Have you been in the away supporters section of an English side? It’s the natural habitat of the hard core nutters who you wouldn’t want to share a railway carriage with. International travelling fans are the worst and this lot would have made the characters from Shameless seem quite at home in Brideshead Revisited. They’d been knocking back the beers all day and were in high spirits. The extreme sunburn on their bare backs was periodically lashed by their friends with rolled up shirts. A teenager with Down’s syndrome took the brunt of this horseplay – literally their whipping boy. It was a medieval scene and throughout the mayhem I was the only one trying to enjoy the match through Leica opera glasses.

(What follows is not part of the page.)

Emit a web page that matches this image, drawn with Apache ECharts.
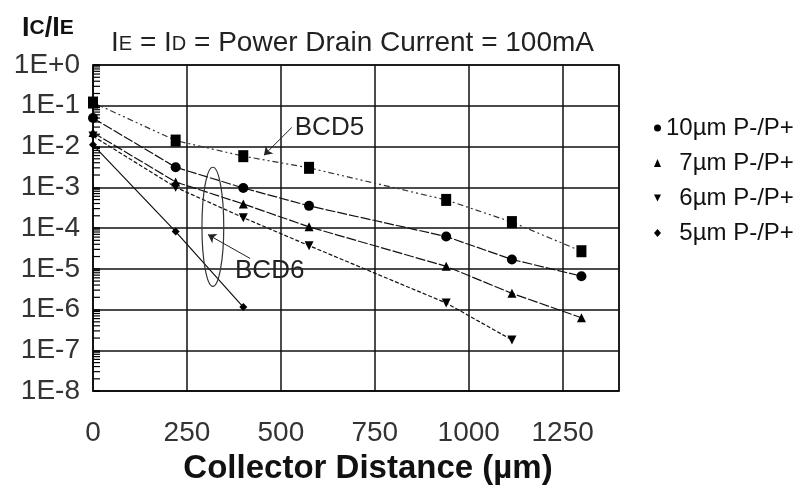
<!DOCTYPE html>
<html>
<head>
<meta charset="utf-8">
<script src="https://cdn.jsdelivr.net/npm/echarts@6/dist/echarts.min.js"></script>
<style>
  html, body { margin: 0; padding: 0; background: #fff; }
  #chart { width: 801px; height: 490px; }
</style>
</head>
<body>
<div id="chart"></div>
<script>
// collector distance (um) of each measurement
const xDist = [0, 220, 400, 575, 940, 1115, 1300];

// Ic/Ie ratios
const bcd5 = [0.12, 0.014, 0.0058, 0.0030, 4.9e-4, 1.4e-4, 2.7e-5];
const um10 = [0.05, 3.1e-3, 9.6e-4, 3.5e-4, 6.2e-5, 1.7e-5, 6.6e-6];
const um7 = [0.022, 1.35e-3, 3.9e-4, 1.07e-4, 1.15e-5, 2.5e-6, 6.3e-7];
const um6 = [0.018, 1.0e-3, 1.8e-4, 3.7e-5, 1.45e-6, 1.8e-7];
const um5 = [0.011, 8.2e-5, 1.15e-6];

const seriesNames = ['10µm P-/P+', '7µm P-/P+', '6µm P-/P+', '5µm P-/P+'];
const yTickLabels = ['1E-8', '1E-7', '1E-6', '1E-5', '1E-4', '1E-3', '1E-2', '1E-1', '1E+0'];

// annotations (data coordinates)
const noteLabels = ['BCD5', 'BCD6'];
const noteX = [537, 378];
const noteY = [0.0293, 8.7e-6];
const arrows = [
  [[529, 0.0293], [455, 6.1e-3]],
  [[418, 1.8e-5], [306, 6.9e-5]]
];
const oval = [[290, 3.1e-3, 348, 3.7e-6]];

const FONT = "'Liberation Sans', Arial, sans-serif";

const pairs = (ys) => ys.map((y, i) => [xDist[i], y]);

// log minor ticks 2..9 x 10^n on the y axis
const minorTicks = [];
for (let e = -8; e < 0; e++) {
  for (let k = 2; k <= 9; k++) minorTicks.push([0, k * Math.pow(10, e)]);
}

const chart = echarts.init(document.getElementById('chart'));

const lineBase = (name, data, symbol, size, dash, rotate) => ({
  name: name,
  type: 'line',
  data: data,
  symbol: symbol,
  symbolSize: size,
  symbolRotate: rotate || 0,
  itemStyle: { color: '#000' },
  lineStyle: { color: '#111', width: 1.2, type: dash },
  z: 3
});

const option = {
  animation: false,
  backgroundColor: '#fff',
  textStyle: { fontFamily: FONT },
  title: [
    {
      left: 17,
      top: 10,
      text: '{b|I}{s|C}{b|/I}{s|E}',
      textStyle: {
        rich: {
          b: { fontSize: 27, fontWeight: 'bold', color: '#111', fontFamily: FONT, verticalAlign: 'bottom' },
          s: { fontSize: 21, fontWeight: 'bold', color: '#111', fontFamily: FONT, verticalAlign: 'bottom', padding: [0, 0, 3, 0] }
        }
      }
    },
    {
      left: 106,
      top: 24,
      text: '{b|I}{s|E}{b| = I}{s|D}{b| = Power Drain Current = 100mA}',
      textStyle: {
        fontWeight: 'normal',
        rich: {
          b: { fontSize: 28, fontWeight: 'normal', color: '#222', fontFamily: FONT, verticalAlign: 'bottom' },
          s: { fontSize: 20, fontWeight: 'normal', color: '#222', fontFamily: FONT, verticalAlign: 'bottom', padding: [0, 0, 3, 0] }
        }
      }
    }
  ],
  legend: {
    orient: 'vertical',
    left: 649,
    top: 111,
    itemWidth: 7,
    itemHeight: 8,
    itemGap: 11,
    selectedMode: false,
    textStyle: { fontSize: 24, color: '#111', fontFamily: FONT },
    formatter: (n) => (n.indexOf('10') === 0 ? n : '  ' + n),
    data: [
      { name: seriesNames[0], icon: 'circle' },
      { name: seriesNames[1], icon: 'triangle' },
      { name: seriesNames[2], icon: 'path://M0,0L10,0L5,10Z' },
      { name: seriesNames[3], icon: 'diamond' }
    ]
  },
  grid: {
    left: 93,
    right: 182,
    top: 65,
    bottom: 96,
    show: true,
    borderColor: '#111',
    borderWidth: 1.5
  },
  xAxis: {
    type: 'value',
    min: 0,
    max: 1400,
    interval: 250,
    name: 'Collector Distance (µm)',
    nameLocation: 'middle',
    nameGap: 58,
    nameTextStyle: { fontSize: 33, fontWeight: 'bold', color: '#111', fontFamily: FONT, padding: [0, 0, 0, 24] },
    axisLine: { lineStyle: { color: '#111', width: 1.5 } },
    axisTick: { show: false },
    axisLabel: {
      fontSize: 28,
      color: '#333',
      margin: 28,
      showMaxLabel: false,
      fontFamily: FONT,
      formatter: (v) => String(v)
    },
    splitLine: { show: true, lineStyle: { color: '#111', width: 1.5 } }
  },
  yAxis: {
    type: 'log',
    logBase: 10,
    min: 1e-8,
    max: 1,
    splitNumber: 8,
    axisLine: { show: true, lineStyle: { color: '#111', width: 1.5 } },
    axisTick: { show: true, inside: true, length: 7, lineStyle: { color: '#000', width: 1.5 } },
    axisLabel: {
      fontSize: 28,
      color: '#333',
      margin: 13,
      fontFamily: FONT,
      formatter: (v) => yTickLabels[Math.round(Math.log10(v)) + 8]
    },
    splitLine: { show: true, lineStyle: { color: '#111', width: 1.5 } }
  },
  series: [
    {
      name: 'minorTicks',
      type: 'custom',
      silent: true,
      data: minorTicks,
      encode: { x: 0, y: 1 },
      z: 2,
      renderItem: (params, api) => {
        const p = api.coord([api.value(0), api.value(1)]);
        return {
          type: 'line',
          shape: { x1: p[0], y1: p[1], x2: p[0] + 7, y2: p[1] },
          style: { stroke: '#000', lineWidth: 1.2 }
        };
      }
    },
    Object.assign(lineBase('BCD5', pairs(bcd5), 'rect', [10, 12], [6, 3, 2, 3, 2, 3]), {
      lineStyle: { color: '#333', width: 1.2, type: [6, 3, 2, 3, 2, 3] },
      markLine: {
        silent: true,
        symbol: ['none', 'arrow'],
        symbolSize: 8,
        label: { show: false },
        lineStyle: { color: '#222', width: 1, type: 'solid' },
        data: arrows.map((a) => [{ coord: a[0] }, { coord: a[1] }])
      }
    }),
    lineBase(seriesNames[0], pairs(um10), 'circle', 10, [10, 2]),
    lineBase(seriesNames[1], pairs(um7), 'triangle', 9, [10, 2]),
    lineBase(seriesNames[2], pairs(um6), 'triangle', 9, [4, 2], 180),
    lineBase(seriesNames[3], pairs(um5), 'diamond', 8, 'solid'),
    {
      name: 'notes',
      type: 'custom',
      silent: true,
      data: noteLabels.map((t, i) => [noteX[i], noteY[i]]),
      encode: { x: 0, y: 1 },
      z: 4,
      renderItem: (params, api) => {
        const p = api.coord([api.value(0), api.value(1)]);
        return {
          type: 'text',
          x: p[0],
          y: p[1],
          style: {
            text: noteLabels[params.dataIndex],
            fill: '#222',
            fontSize: 26,
            fontFamily: FONT,
            align: 'left',
            verticalAlign: 'middle'
          }
        };
      }
    },
    {
      name: 'oval',
      type: 'custom',
      silent: true,
      data: oval,
      encode: { x: [0, 2], y: [1, 3] },
      z: 4,
      renderItem: (params, api) => {
        const a = api.coord([api.value(0), api.value(1)]);
        const b = api.coord([api.value(2), api.value(3)]);
        return {
          type: 'ellipse',
          shape: {
            cx: (a[0] + b[0]) / 2,
            cy: (a[1] + b[1]) / 2,
            rx: Math.abs(b[0] - a[0]) / 2,
            ry: Math.abs(b[1] - a[1]) / 2
          },
          style: { fill: 'none', stroke: '#333', lineWidth: 1.2 }
        };
      }
    }
  ]
};

chart.setOption(option);
</script>
</body>
</html>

But loutishness wasn’t the problem – I was expecting that. It was when the players dutifully approached the fans at the end to thank them for coming. There before me stood a bunch of awkward, shuffling boys sheepishly lifting a hand to wave to their supporters. These self conscious lads personified an annual salary roll of £100m – more than the club’s income – and that’s what struck me. “Fubble” will be the next greed-driven bubble to pop after the banks.
Rooney’s on over £100k a week, yet as Rodney Marsh so eloquently puts it, “he always looks like he’s got the hump.” Ronaldo, the kid from Madeira, went to Madrid for £80m. Beckham’s worth a couple of hundred million. Even Rafa Benitez would walk away with £18m if Liverpool could ever afford to sack him, which they can’t.
And they’re not even articulate – the media bombards us with inane footy waffle and incisive questioning like “how do you feel?” It’s not wholly the players’ fault that “I’m over the moon” becomes the standard reply. Rafa was on the radio the other day saying that if Liverpool win the next Champions League match “we will be happy” and then if they win the one after that “we will be happy”. He concluded by saying that if they went to the final and won “we will be happy”. Gimme strength.
Perhaps the most pathetic part of this spectacle is the vicariousness of footy fandom. What on earth do these celebrity salaries and lifestyles have to do with me, the man on the terrace? In the feudal hierarchy of big business soccer I am a mere serf. A friend congratulated me recently on a favourable Liverpool result, but I had nothing to do with it – I don’t play professional football because I am too old, fat and talentless.
It’s not even a “beautiful game” any more. Not since Eric kung fued that fan in 1995, Vinny grabbed Gazza by the Jacobs, and Zidane head butted Amterazzi in a World Cup final. Not since the introduction of theatrical diving and TV images of players mouthing obscenities at the referee. What a fine example to our kids who look up to these idols.
There’s nothing beautiful about a sport staged by billionaires and cigar chomping agents haggling over stratospheric contracts which value cash over success.
“At the end of the day, the bottom line is it’s a game of two halves”. It’s a game alright – a very lucrative one – and we’re the ones being played. I’m calling half time on my participation.